**Given task**
Below is a listing to transcribe in full and exactly; keep the pictures out.

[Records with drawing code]
>>
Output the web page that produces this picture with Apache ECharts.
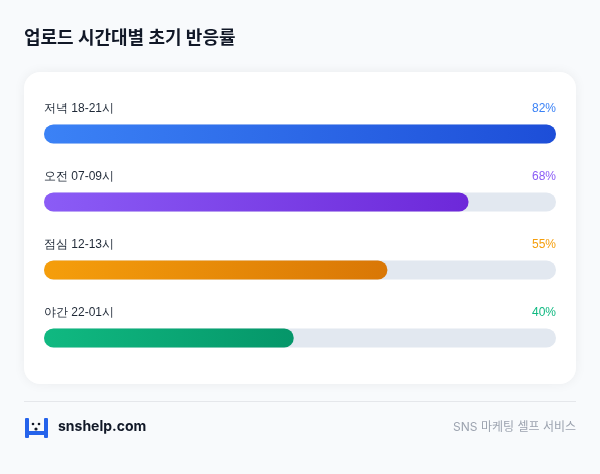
<!DOCTYPE html><html><head><meta charset="utf-8">
<script src="https://cdn.jsdelivr.net/npm/echarts@6/dist/echarts.min.js"></script>
<style>html,body{margin:0;background:#f8fafc}#c{width:600px;height:474px}</style></head><body><div id="c"></div>
<script>
const categories=['저녁 18-21시','오전 07-09시','점심 12-13시','야간 22-01시'];
const values=[82,68,55,40];
const startColors=['#3b82f6','#8b5cf6','#f59e0b','#10b981'];
const endColors=['#1d4ed8','#6d28d9','#d97706','#059669'];
const maxValue=82;
const F='Inter, "Noto Sans CJK KR", sans-serif';
const chart=echarts.init(document.getElementById('c'));
chart.setOption({
 backgroundColor:'#f8fafc',
 graphic:[
  {type:'rect',shape:{x:24,y:72,width:552,height:312,r:16},style:{fill:'#fff',shadowBlur:12,shadowColor:'rgba(15,23,42,0.06)'},z:-10},
  {type:'text',left:24,top:30,style:{text:'업로드 시간대별 초기 반응률',font:'bold 18px '+F,fill:'#111827'}},
  {type:'rect',shape:{x:24,y:401,width:552,height:1},style:{fill:'#e5e7eb'}},
  {type:'rect',shape:{x:25,y:418,width:4,height:20,r:1},style:{fill:'#2563eb'}},
  {type:'rect',shape:{x:44,y:418,width:4,height:20,r:1},style:{fill:'#2563eb'}},
  {type:'rect',shape:{x:27,y:431,width:20,height:4,r:1},style:{fill:'#2563eb'}},
  {type:'circle',shape:{cx:33,cy:424,r:1.3},style:{fill:'#111827'}},
  {type:'circle',shape:{cx:39,cy:424,r:1.3},style:{fill:'#111827'}},
  {type:'circle',shape:{cx:36,cy:429,r:1.6},style:{fill:'#111827'}},
  {type:'text',left:58,top:420,style:{text:'snshelp.com',font:'bold 14px '+F,fill:'#111827'}},
  {type:'text',right:24,top:421,style:{text:'SNS 마케팅 셀프 서비스',font:'12px '+F,fill:'#9ca3af'}}
 ],
 grid:{left:44,right:44,top:100,height:272},
 xAxis:{type:'value',min:0,max:maxValue,show:false},
 yAxis:{type:'category',data:categories,inverse:true,show:false},
 series:[
  {type:'bar',barWidth:19,silent:true,z:1,
   data:categories.map((c,i)=>({value:maxValue,name:c})),
   itemStyle:{color:'#e2e8f0',borderRadius:10},
   label:{show:true,position:[0,-10],align:'left',verticalAlign:'bottom',formatter:p=>p.name,font:'bold 15px '+F,color:'#1f2937'}},
  {type:'bar',barWidth:19,barGap:'-100%',z:2,
   data:values.map((v,i)=>({value:v,
     itemStyle:{borderRadius:10,color:new echarts.graphic.LinearGradient(0,0,1,0,[{offset:0,color:startColors[i]},{offset:1,color:endColors[i]}])},
     label:{show:true,position:[512,-10],align:'right',verticalAlign:'bottom',formatter:v+'%',font:'bold 16px '+F,color:startColors[i]}}))}
 ]
});
</script></body></html>
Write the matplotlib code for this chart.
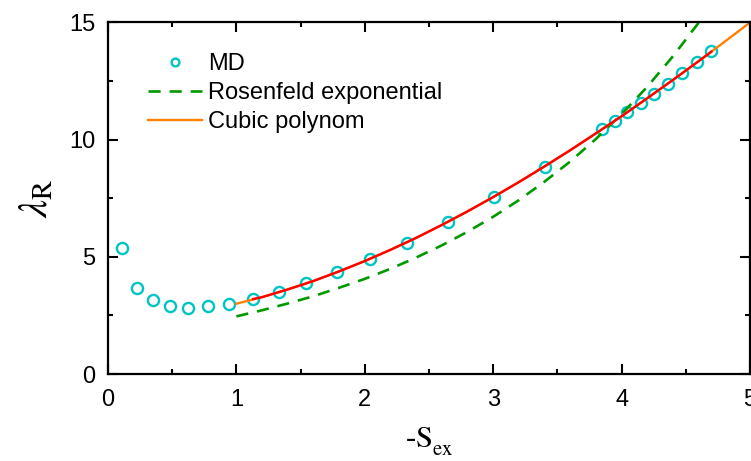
<<
**Solution for this task**
Output the web page that produces this picture with Apache ECharts.
<!DOCTYPE html><html><head><meta charset="utf-8">
<script src="https://cdn.jsdelivr.net/npm/echarts@6/dist/echarts.min.js"></script>
<style>html,body{margin:0;background:#f8fafc}#c{width:600px;height:474px}</style></head><body><div id="c"></div>
<script>
const categories=['저녁 18-21시','오전 07-09시','점심 12-13시','야간 22-01시'];
const values=[82,68,55,40];
const startColors=['#3b82f6','#8b5cf6','#f59e0b','#10b981'];
const endColors=['#1d4ed8','#6d28d9','#d97706','#059669'];
const maxValue=82;
const F='Inter, "Noto Sans CJK KR", sans-serif';
const chart=echarts.init(document.getElementById('c'));
chart.setOption({
 backgroundColor:'#f8fafc',
 graphic:[
  {type:'rect',shape:{x:24,y:72,width:552,height:312,r:16},style:{fill:'#fff',shadowBlur:12,shadowColor:'rgba(15,23,42,0.06)'},z:-10},
  {type:'text',left:24,top:30,style:{text:'업로드 시간대별 초기 반응률',font:'bold 18px '+F,fill:'#111827'}},
  {type:'rect',shape:{x:24,y:401,width:552,height:1},style:{fill:'#e5e7eb'}},
  {type:'rect',shape:{x:25,y:418,width:4,height:20,r:1},style:{fill:'#2563eb'}},
  {type:'rect',shape:{x:44,y:418,width:4,height:20,r:1},style:{fill:'#2563eb'}},
  {type:'rect',shape:{x:27,y:431,width:20,height:4,r:1},style:{fill:'#2563eb'}},
  {type:'circle',shape:{cx:33,cy:424,r:1.3},style:{fill:'#111827'}},
  {type:'circle',shape:{cx:39,cy:424,r:1.3},style:{fill:'#111827'}},
  {type:'circle',shape:{cx:36,cy:429,r:1.6},style:{fill:'#111827'}},
  {type:'text',left:58,top:420,style:{text:'snshelp.com',font:'bold 14px '+F,fill:'#111827'}},
  {type:'text',right:24,top:421,style:{text:'SNS 마케팅 셀프 서비스',font:'12px '+F,fill:'#9ca3af'}}
 ],
 grid:{left:44,right:44,top:100,height:272},
 xAxis:{type:'value',min:0,max:maxValue,show:false},
 yAxis:{type:'category',data:categories,inverse:true,show:false},
 series:[
  {type:'bar',barWidth:19,silent:true,z:1,
   data:categories.map((c,i)=>({value:maxValue,name:c})),
   itemStyle:{color:'#e2e8f0',borderRadius:10},
   label:{show:true,position:[0,-10],align:'left',verticalAlign:'bottom',formatter:p=>p.name,font:'bold 15px '+F,color:'#1f2937'}},
  {type:'bar',barWidth:19,barGap:'-100%',z:2,
   data:values.map((v,i)=>({value:v,
     itemStyle:{borderRadius:10,color:new echarts.graphic.LinearGradient(0,0,1,0,[{offset:0,color:startColors[i]},{offset:1,color:endColors[i]}])},
     label:{show:true,position:[512,-10],align:'right',verticalAlign:'bottom',formatter:v+'%',font:'bold 16px '+F,color:startColors[i]}}))}
 ]
});
</script></body></html>
Write the matplotlib code for this chart.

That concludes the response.